Should design funds go on the ballot?

More disagreement surfaced when Fitzgerald put forward the committee's proposal for financing the design for phase I. The plan is to gain approval at both the Concord and Carlisle Spring Town Meetings for $2.3 million in short-term borrowing. This would be absorbed into the long-term bond when the $19 million project is approved.

Ballantine objected that this process would circumvent a ballot vote on the $2.3 million. "There's an issue of due process. We want voters to vote on a project (before it gets underway) and we want it to be a ballot vote." He added another concern that if the $19 million project doesn't pass, the $2.3 million already approved cannot be financed long-term and will have to be paid out of the high school's operating budget.

Fitzgerald expressed surprise at these objections. "It's been done that way before," he noted, adding that the RSC won't know the scope of the project until after the design phase is complete.

Planning process questioned

"We need to assess . . . just how gold-plated is this?" said Jensen-Fellows after the RSC members left the meeting. FinCom member Tony Allison pointed to the short time the school committee took to come up with the phased plan and noted, "Their priorities aren't clear. Why $18 million? Why not $10 or $25 million?" Suspecting insufficient analysis had gone into the plan, Allison suggested, "We need a mini due-diligence team."

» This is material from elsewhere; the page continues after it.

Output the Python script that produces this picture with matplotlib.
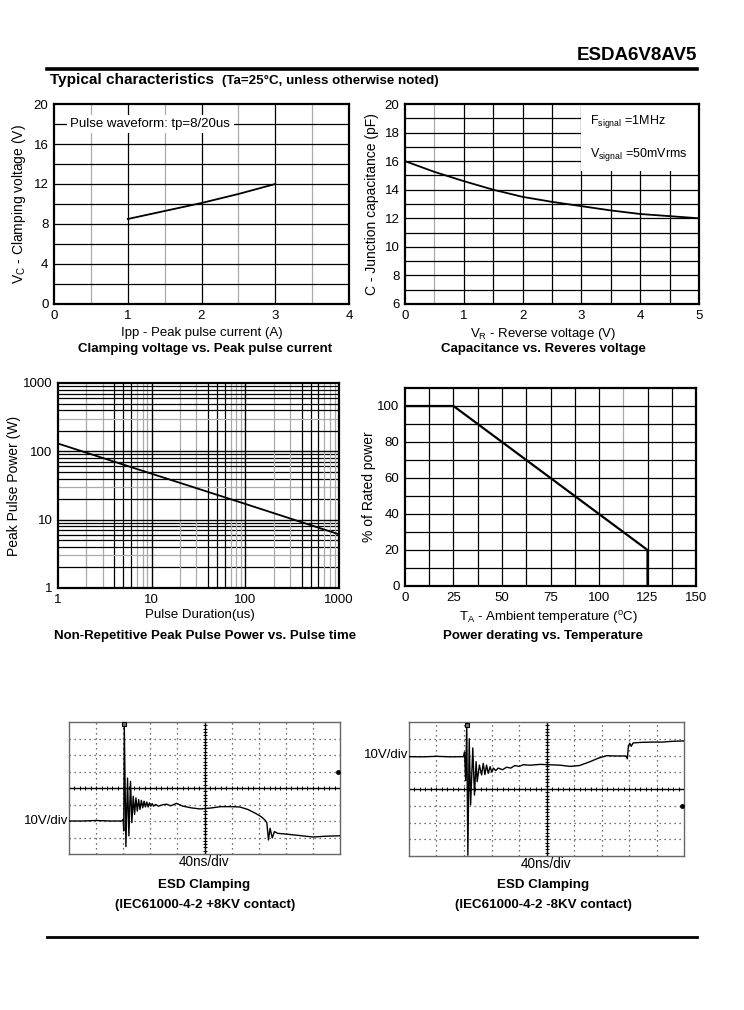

Larry Bearfield of the Carlisle Citizens for Limited Taxation noted the space-utilization committee emphasized they "scoured the country for best practices . . . with no budget limitations." He suggested, "Maybe we need to start over and work to budget." FinCom member Deb Belanger also questioned whether any attempt had been made to look at ways of cutting costs. "How much do teacher's contracts drive up construction costs?" she asked, noting that some classrooms are currently empty half the day.

Fincom chair Larry Barton struggled with how to provide input to the RSC, "We're not in a position to say you must prioritize, do this work or that work" the way the selectmen and Fincom can with town committees. Ballantine emphasized the importance of finding a way, "The CPS (school expansion project) could easily be squeezed out if we don't watch it." Added Belanger, "It would be sad to see the high school not get important renovations because they asked for too much."

Stevenson suggested forming a committee to do a hard evaluation of the plan and provide feedback. This suggestion will be taken up in January.